I realized embarassingly late in the game that today is Valentine’s day, so today’s post, which was mostly composed yesterday will appear tomorrow, by which time it hopefully won’t be decomposed. It’s about the Ephesians 4 fivefold ministries, as a precursor to further discussion on apostles, apostolic authority, the shepherding movement, and hierarchical leadership structures. At least that’s where I think it’s going.
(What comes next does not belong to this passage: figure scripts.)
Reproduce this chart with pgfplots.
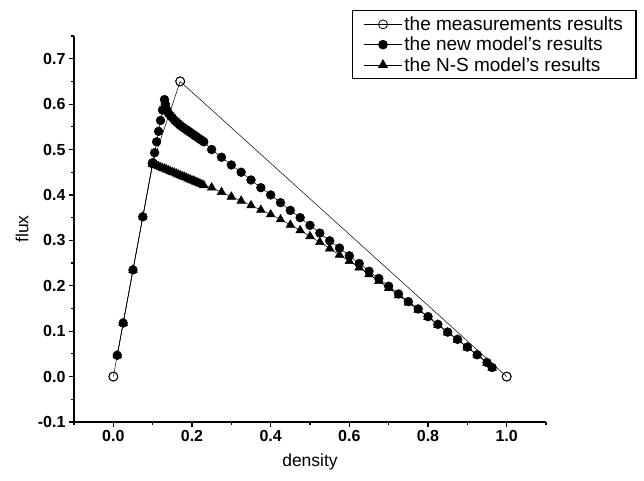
\documentclass[border=0pt]{standalone}
\usepackage{pgfplots}
\pgfplotsset{compat=1.18}
\usepackage{fontspec}
\setmainfont{Liberation Sans}
\begin{document}
\begin{tikzpicture}[x=1pt,y=1pt]
\path (-74,-58) rectangle (570,422);
\begin{axis}[at={(0,0)}, anchor=south west, scale only axis,
  width=472pt, height=386pt,
  xmin=-0.1, xmax=1.1, ymin=-0.1, ymax=0.75,
  axis x line*=bottom, axis y line*=left,
  axis line style={line width=1.5pt, black},
  tick align=outside, major tick length=5pt, minor tick length=3pt,
  every tick/.style={line width=1.2pt, black},
  xtick={0,0.2,0.4,0.6,0.8,1.0},
  ytick={-0.1,0,0.1,0.2,0.3,0.4,0.5,0.6,0.7},
  minor xtick={-0.1,0.1,0.3,0.5,0.7,0.9,1.1},
  minor ytick={-0.05,0.05,0.15,0.25,0.35,0.45,0.55,0.65,0.75},
  /pgf/number format/.cd, fixed, fixed zerofill, precision=1, assume math mode=true,
  /pgfplots/.cd,
  ticklabel style={font=\bfseries\fontsize{16}{16}\selectfont},
  xlabel={density}, ylabel={flux},
  xlabel style={font=\fontsize{17.5}{17.5}\selectfont, at={(axis description cs:0.5,-0.104)}, anchor=center},
  ylabel style={font=\fontsize{17.5}{17.5}\selectfont, at={(axis description cs:-0.11,0.5)}, anchor=center},
  legend cell align=left,
  legend style={at={(axis description cs:0.589,1.067)}, anchor=north west,
    draw=black, line width=1.2pt, font=\fontsize{19}{22}\selectfont,
    inner xsep=11pt, inner ysep=4pt, row sep=1pt},
  legend image code/.code={\draw[mark repeat=2,mark phase=2, line width=0.8pt]
     plot coordinates {(0pt,0pt) (19pt,0pt) (38pt,0pt)};},
  clip=false,
]
% measurements
\addplot[black, line width=0.5pt, mark=o, mark size=4.5pt,
  mark options={fill=white, line width=0.8pt}]
  coordinates {(0,0) (0.1,0.47) (0.17,0.65) (1.0,0.0)};
\addlegendentry{the measurements results}
% new model
\addplot[black, line width=0.5pt, mark=*, mark size=4.4pt]
  coordinates {
  (0.01,0.047) (0.025,0.118) (0.05,0.235) (0.075,0.352) (0.1,0.47)
  (0.105,0.493) (0.11,0.517) (0.115,0.54) (0.12,0.564) (0.125,0.587) (0.13,0.61)
  (0.132,0.600) (0.134,0.590) (0.137,0.585) (0.14,0.580) (0.145,0.575) (0.15,0.570)
  (0.155,0.565) (0.16,0.561) (0.165,0.557) (0.17,0.553) (0.175,0.550) (0.18,0.547)
  (0.185,0.544) (0.19,0.541) (0.195,0.538) (0.2,0.535) (0.205,0.532) (0.21,0.529)
  (0.215,0.526) (0.22,0.523) (0.225,0.520) (0.23,0.517)
  (0.25,0.500) (0.275,0.483) (0.30,0.466) (0.325,0.450) (0.35,0.433) (0.375,0.416)
  (0.40,0.400) (0.425,0.383) (0.45,0.366) (0.475,0.350) (0.50,0.333) (0.525,0.316)
  (0.55,0.299) (0.575,0.283) (0.60,0.266) (0.625,0.249) (0.65,0.232) (0.675,0.216)
  (0.70,0.199) (0.725,0.182) (0.75,0.165) (0.775,0.149) (0.80,0.132) (0.825,0.115)
  (0.85,0.098) (0.875,0.082) (0.90,0.065) (0.925,0.048) (0.95,0.031) (0.963,0.020)
  };
\addlegendentry{the new model's results}
% N-S model
\addplot[black, line width=0.5pt, mark=triangle*, mark size=5pt]
  coordinates {
  (0.01,0.047) (0.025,0.118) (0.05,0.235) (0.075,0.352) (0.1,0.468)
  (0.105,0.466) (0.11,0.465) (0.115,0.463) (0.12,0.461) (0.125,0.459) (0.13,0.458)
  (0.135,0.456) (0.14,0.454) (0.145,0.452) (0.15,0.450) (0.155,0.449) (0.16,0.447)
  (0.165,0.445) (0.17,0.443) (0.175,0.441) (0.18,0.440) (0.185,0.438) (0.19,0.436)
  (0.195,0.434) (0.2,0.432) (0.205,0.431) (0.21,0.429) (0.215,0.427) (0.22,0.425)
  (0.225,0.423) (0.23,0.421)
  (0.25,0.416) (0.275,0.406) (0.30,0.396) (0.325,0.387) (0.35,0.377) (0.375,0.367)
  (0.40,0.357) (0.425,0.346) (0.45,0.334) (0.475,0.322) (0.50,0.309) (0.525,0.296)
  (0.55,0.282) (0.575,0.268) (0.60,0.254) (0.625,0.240) (0.65,0.225) (0.675,0.210)
  (0.70,0.195) (0.725,0.179) (0.75,0.163) (0.775,0.147) (0.80,0.131) (0.825,0.114)
  (0.85,0.097) (0.875,0.081) (0.90,0.064) (0.925,0.047) (0.95,0.030) (0.963,0.019)
  };
\addlegendentry{the N-S model's results}
% measurement markers redrawn on top
\addplot[black, only marks, mark=o, mark size=4.5pt,
  mark options={fill=white, line width=0.8pt}, forget plot]
  coordinates {(0,0) (0.1,0.47) (0.17,0.65) (1.0,0.0)};
\end{axis}
\end{tikzpicture}
\end{document}
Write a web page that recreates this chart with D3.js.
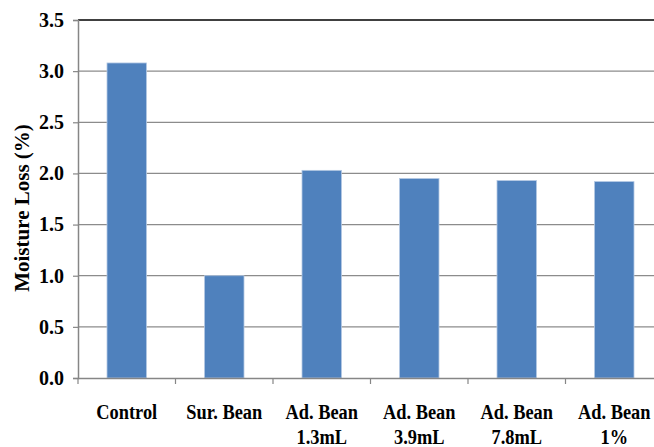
<!DOCTYPE html>
<html>
<head>
<meta charset="utf-8">
<script src="https://cdn.jsdelivr.net/npm/d3@7"></script>
<style>
  html, body { margin: 0; padding: 0; background: #fff; }
  svg { display: block; }
  text { font-family: "Liberation Serif", "Times New Roman", serif; font-weight: bold; fill: #000; }
</style>
</head>
<body>
<svg id="chart" width="654" height="447"></svg>
<script>
const categories = ["Control", "Sur. Bean", "Ad. Bean|1.3mL", "Ad. Bean|3.9mL", "Ad. Bean|7.8mL", "Ad. Bean|1%"];
const moistureLoss = [3.08, 1.0, 2.03, 1.95, 1.93, 1.92];
const yTicks = [0, 0.5, 1.0, 1.5, 2.0, 2.5, 3.0, 3.5];
const yTitle = "Moisture Loss (%)";

const svg = d3.select("#chart");
const margin = { left: 78, top: 20, bottom: 378 };
const plotRight = 663;

const x = d3.scaleBand().domain(categories).range([margin.left, plotRight]).paddingInner(0.595).paddingOuter(0.2975);
const xb = d3.scaleBand().domain(categories).range([margin.left, plotRight]).padding(0);
const y = d3.scaleLinear().domain([0, 3.5]).range([margin.bottom, margin.top]);

// gridlines
svg.append("g").selectAll("line").data(yTicks.filter(t => t > 0 && t < 3.5)).join("line")
  .attr("x1", margin.left).attr("x2", 654)
  .attr("y1", d => y(d)).attr("y2", d => y(d))
  .attr("stroke", "#8c8c8c").attr("stroke-width", 1.2);

// top line
svg.append("line").attr("x1", margin.left).attr("x2", 654)
  .attr("y1", y(3.5)).attr("y2", y(3.5)).attr("stroke", "#000").attr("stroke-width", 1.6);

// bars
svg.append("g").selectAll("rect").data(categories).join("rect")
  .attr("x", d => x(d)).attr("width", x.bandwidth())
  .attr("y", (d, i) => y(moistureLoss[i]))
  .attr("height", (d, i) => y(0) - y(moistureLoss[i]))
  .attr("fill", "#4f81bd").attr("stroke", "#b3c8e3").attr("stroke-width", 0.8);

// y axis
const yAxis = d3.axisLeft(y).tickValues(yTicks).tickFormat(d3.format(".1f")).tickSize(5).tickPadding(9);
const yg = svg.append("g").attr("transform", `translate(${margin.left},0)`).call(yAxis);
yg.select(".domain").attr("stroke", "#868686").attr("stroke-width", 1.5);
yg.selectAll(".tick line").attr("stroke", "#868686").attr("stroke-width", 1.2);
yg.selectAll(".tick text").attr("font-size", 20).attr("font-family", "Liberation Serif").attr("font-weight", "bold").attr("fill", "#000");

// x axis
const xAxis = d3.axisBottom(xb).tickSize(0).tickFormat("");
const xg = svg.append("g").attr("transform", `translate(0,${margin.bottom})`).call(xAxis);
xg.select(".domain").attr("stroke", "#868686").attr("stroke-width", 1.5);
xg.selectAll(".tick").remove();
// boundary ticks
const bounds = categories.map(c => xb(c)).concat([plotRight]);
xg.append("g").selectAll("line").data(bounds).join("line")
  .attr("x1", d => d).attr("x2", d => d).attr("y1", 0).attr("y2", 6)
  .attr("stroke", "#868686").attr("stroke-width", 1.2);

// x labels
const lbl = svg.append("g").selectAll("text").data(categories).join("text")
  .attr("text-anchor", "middle").attr("font-size", 20)
  .attr("transform", d => `translate(${xb(d) + xb.bandwidth() / 2},0) scale(0.92,1)`);
lbl.each(function(d) {
  const parts = d.split("|");
  const t = d3.select(this);
  parts.forEach((p, i) => t.append("tspan").attr("x", 0).attr("y", 419 + i * 25).text(p));
});

// y title
svg.append("text").attr("text-anchor", "middle").attr("font-size", 21)
  .attr("transform", `translate(29,${(margin.top + margin.bottom) / 2 + 9}) rotate(-90)`)
  .text(yTitle);
</script>
</body>
</html>
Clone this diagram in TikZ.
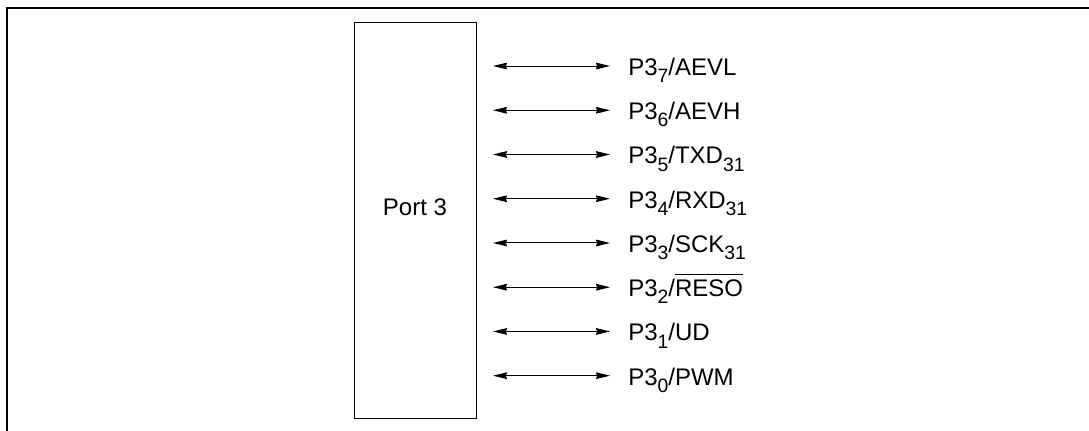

Today, however, I must pause and mention Valentine’s day… the day we celebrate the beheading of St. Valentine in 278. Or something like that. You may correctly infer from the aforementioned realization that I’ve got some last-minute shopping to do today. Hmmm, flowers or chocolate? I need to mark the day, since it has now been mathematically proven that I have exactly a snowball’s chance in hell of dating my wife. Really — as Brant Hansen shows, there’s an actual mathematical formula for calculating a guy’s odds of getting the girl. Go on, try it. Like Brant, it seems I beat the odds astronomically… despite those odds, my wife and I will have been married 19 years this spring. And all of that without understanding the “hidden complexities behind the simple act of kissing” (as documented in Scientific American). Does this make St. Valentine the patron saint of long odds? Sounds good to me.
I’ve got another odd thought today about love though… I noticed a card signed “Love,” by one of my daughters and realized that I don’t think we ever told our girls what the word “love” means. How would you provide a good definition, anyway? It seems like one of those words that you just pick up and understand intuitively. We tell our kids we love them as babies, then as they grow to understand language more and you keep telling them, they just don’t need to have the meaning explained, they just know. Certainly enough to say it back to you. Is that weird?
I don’t know if it’s weird, or just the way love is. Some realities are better experienced than defined. I’ve read all kinds of definitions of love, but none of them quite capture it. But our kids can lisp out “I love you” and you know that they know what it means.
Can’t wait to hear what you have to say in the coming days.
I imagine you have already heard of or probably read the fantastic book “Authority, Accountability and the Apostolic Movement,” by Crosby. Simply one of the best books out there IMO although knowing you, you will come to most of the same conclusions on your own.
And no, we never gave my kids the definition of the word love. Love in action becomes its own definition.